AIM OF THE EXERCISE - Output the data word for word, dropping every image.

SUPPLIED MATERIAL -
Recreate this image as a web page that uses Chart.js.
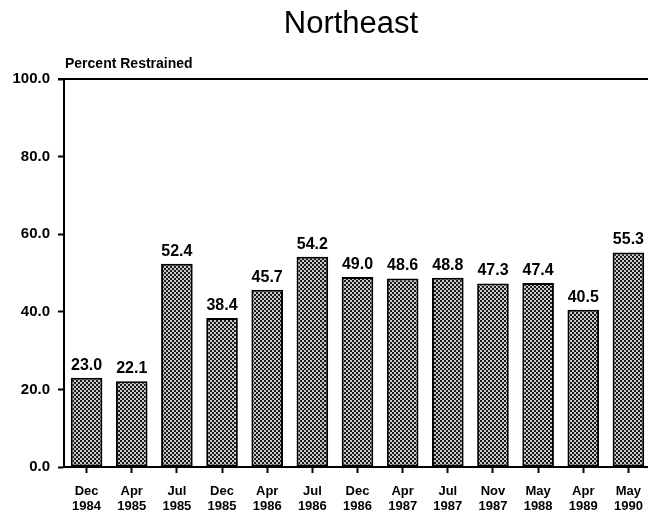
<!DOCTYPE html>
<html>
<head>
<meta charset="utf-8">
<script src="https://cdn.jsdelivr.net/npm/chart.js@4.4.1/dist/chart.umd.min.js"></script>
<style>
  html, body { margin: 0; padding: 0; background: #fff; overflow: hidden; }
  #wrap { width: 648px; height: 519px; overflow: hidden; }
</style>
</head>
<body>
<div id="wrap"><canvas id="chart" width="651" height="519"></canvas></div>
<script>
// survey dates (month / year)
const months = ["Dec", "Apr", "Jul", "Dec", "Apr", "Jul", "Dec", "Apr", "Jul", "Nov", "May", "Apr", "May"];
const years = ["1984", "1985", "1985", "1985", "1986", "1986", "1986", "1987", "1987", "1987", "1988", "1989", "1990"];
// percent restrained
const restrained = [23.0, 22.1, 52.4, 38.4, 45.7, 54.2, 49.0, 48.6, 48.8, 47.3, 47.4, 40.5, 55.3];
const yTicks = [0, 20, 40, 60, 80, 100];

const labels = months.map((m, i) => [m, years[i]]);

// crosshatch fill like the printed bars
function hatch() {
  const c = document.createElement("canvas");
  c.width = 4;
  c.height = 4;
  const g = c.getContext("2d");
  g.fillStyle = "#c8c8c8";
  g.fillRect(0, 0, 4, 4);
  g.fillStyle = "#1a1a1a";
  g.fillRect(0, 0, 2, 2);
  g.fillRect(2, 2, 2, 2);
  return g.createPattern(c, "repeat");
}

const FONT = "'Liberation Sans', Arial, sans-serif";

const extras = {
  id: "extras",
  afterDraw(chart) {
    const ctx = chart.ctx;
    const area = chart.chartArea;
    ctx.save();
    // title
    ctx.fillStyle = "#000";
    ctx.font = "31px " + FONT;
    ctx.textAlign = "center";
    ctx.textBaseline = "alphabetic";
    ctx.fillText("Northeast", 351, 33);
    // axis caption
    ctx.font = "bold 14px " + FONT;
    ctx.textAlign = "left";
    ctx.fillText("Percent Restrained", area.left + 1, 68);
    // top rule at 100
    ctx.strokeStyle = "#000";
    ctx.lineWidth = 2;
    ctx.beginPath();
    ctx.moveTo(area.left - 6, area.top);
    ctx.lineTo(chart.width, area.top);
    ctx.stroke();
    // values above bars
    ctx.font = "bold 16px " + FONT;
    ctx.textAlign = "center";
    const meta = chart.getDatasetMeta(0);
    meta.data.forEach((bar, i) => {
      ctx.fillText(restrained[i].toFixed(1), bar.x, bar.y - 8);
    });
    ctx.restore();
  }
};

new Chart(document.getElementById("chart").getContext("2d"), {
  type: "bar",
  data: {
    labels: labels,
    datasets: [
      {
        data: restrained,
        backgroundColor: hatch(),
        borderColor: "#000",
        borderWidth: 2,
        borderSkipped: false,
        categoryPercentage: 1,
        barPercentage: 0.7,
      },
    ],
  },
  options: {
    responsive: false,
    animation: false,
    layout: { padding: { top: 79, right: 0, left: 1, bottom: 0 } },
    plugins: {
      legend: { display: false },
      tooltip: { enabled: false },
    },
    scales: {
      x: {
        grid: {
          offset: false,
          drawOnChartArea: false,
          drawTicks: true,
          tickLength: 6,
          tickColor: "#000",
          tickWidth: 2,
        },
        border: { display: true, color: "#000", width: 2 },
        ticks: {
          color: "#000",
          font: { family: FONT, size: 13, weight: "bold", lineHeight: 1.15 },
          padding: 11,
          maxRotation: 0,
          autoSkip: false,
        },
        afterFit: (s) => {
          s.height = 52;
          s.paddingLeft = 0;
          s.paddingRight = 0;
        },
      },
      y: {
        min: 0,
        max: 100,
        afterBuildTicks: (s) => { s.ticks = yTicks.map((v) => ({ value: v })); },
        grid: {
          drawOnChartArea: false,
          drawTicks: true,
          tickLength: 6,
          tickColor: "#000",
          tickWidth: 2,
        },
        border: { display: true, color: "#000", width: 2 },
        ticks: {
          color: "#000",
          font: { family: FONT, size: 15, weight: "bold" },
          padding: 8,
          callback: (v) => Number(v).toFixed(1),
        },
        afterFit: (s) => { s.width = 63; },
      },
    },
  },
  plugins: [extras],
});
</script>
</body>
</html>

TASK ANSWER -
Recreate this image as a web page that uses Chart.js.
<!DOCTYPE html>
<html>
<head>
<meta charset="utf-8">
<script src="https://cdn.jsdelivr.net/npm/chart.js@4.4.1/dist/chart.umd.min.js"></script>
<style>
  html, body { margin: 0; padding: 0; background: #fff; overflow: hidden; }
  #wrap { width: 648px; height: 519px; overflow: hidden; }
</style>
</head>
<body>
<div id="wrap"><canvas id="chart" width="651" height="519"></canvas></div>
<script>
// survey dates (month / year)
const months = ["Dec", "Apr", "Jul", "Dec", "Apr", "Jul", "Dec", "Apr", "Jul", "Nov", "May", "Apr", "May"];
const years = ["1984", "1985", "1985", "1985", "1986", "1986", "1986", "1987", "1987", "1987", "1988", "1989", "1990"];
// percent restrained
const restrained = [23.0, 22.1, 52.4, 38.4, 45.7, 54.2, 49.0, 48.6, 48.8, 47.3, 47.4, 40.5, 55.3];
const yTicks = [0, 20, 40, 60, 80, 100];

const labels = months.map((m, i) => [m, years[i]]);

// crosshatch fill like the printed bars
function hatch() {
  const c = document.createElement("canvas");
  c.width = 4;
  c.height = 4;
  const g = c.getContext("2d");
  g.fillStyle = "#c8c8c8";
  g.fillRect(0, 0, 4, 4);
  g.fillStyle = "#1a1a1a";
  g.fillRect(0, 0, 2, 2);
  g.fillRect(2, 2, 2, 2);
  return g.createPattern(c, "repeat");
}

const FONT = "'Liberation Sans', Arial, sans-serif";

const extras = {
  id: "extras",
  afterDraw(chart) {
    const ctx = chart.ctx;
    const area = chart.chartArea;
    ctx.save();
    // title
    ctx.fillStyle = "#000";
    ctx.font = "31px " + FONT;
    ctx.textAlign = "center";
    ctx.textBaseline = "alphabetic";
    ctx.fillText("Northeast", 351, 33);
    // axis caption
    ctx.font = "bold 14px " + FONT;
    ctx.textAlign = "left";
    ctx.fillText("Percent Restrained", area.left + 1, 68);
    // top rule at 100
    ctx.strokeStyle = "#000";
    ctx.lineWidth = 2;
    ctx.beginPath();
    ctx.moveTo(area.left - 6, area.top);
    ctx.lineTo(chart.width, area.top);
    ctx.stroke();
    // values above bars
    ctx.font = "bold 16px " + FONT;
    ctx.textAlign = "center";
    const meta = chart.getDatasetMeta(0);
    meta.data.forEach((bar, i) => {
      ctx.fillText(restrained[i].toFixed(1), bar.x, bar.y - 8);
    });
    ctx.restore();
  }
};

new Chart(document.getElementById("chart").getContext("2d"), {
  type: "bar",
  data: {
    labels: labels,
    datasets: [
      {
        data: restrained,
        backgroundColor: hatch(),
        borderColor: "#000",
        borderWidth: 2,
        borderSkipped: false,
        categoryPercentage: 1,
        barPercentage: 0.7,
      },
    ],
  },
  options: {
    responsive: false,
    animation: false,
    layout: { padding: { top: 79, right: 0, left: 1, bottom: 0 } },
    plugins: {
      legend: { display: false },
      tooltip: { enabled: false },
    },
    scales: {
      x: {
        grid: {
          offset: false,
          drawOnChartArea: false,
          drawTicks: true,
          tickLength: 6,
          tickColor: "#000",
          tickWidth: 2,
        },
        border: { display: true, color: "#000", width: 2 },
        ticks: {
          color: "#000",
          font: { family: FONT, size: 13, weight: "bold", lineHeight: 1.15 },
          padding: 11,
          maxRotation: 0,
          autoSkip: false,
        },
        afterFit: (s) => {
          s.height = 52;
          s.paddingLeft = 0;
          s.paddingRight = 0;
        },
      },
      y: {
        min: 0,
        max: 100,
        afterBuildTicks: (s) => { s.ticks = yTicks.map((v) => ({ value: v })); },
        grid: {
          drawOnChartArea: false,
          drawTicks: true,
          tickLength: 6,
          tickColor: "#000",
          tickWidth: 2,
        },
        border: { display: true, color: "#000", width: 2 },
        ticks: {
          color: "#000",
          font: { family: FONT, size: 15, weight: "bold" },
          padding: 8,
          callback: (v) => Number(v).toFixed(1),
        },
        afterFit: (s) => { s.width = 63; },
      },
    },
  },
  plugins: [extras],
});
</script>
</body>
</html>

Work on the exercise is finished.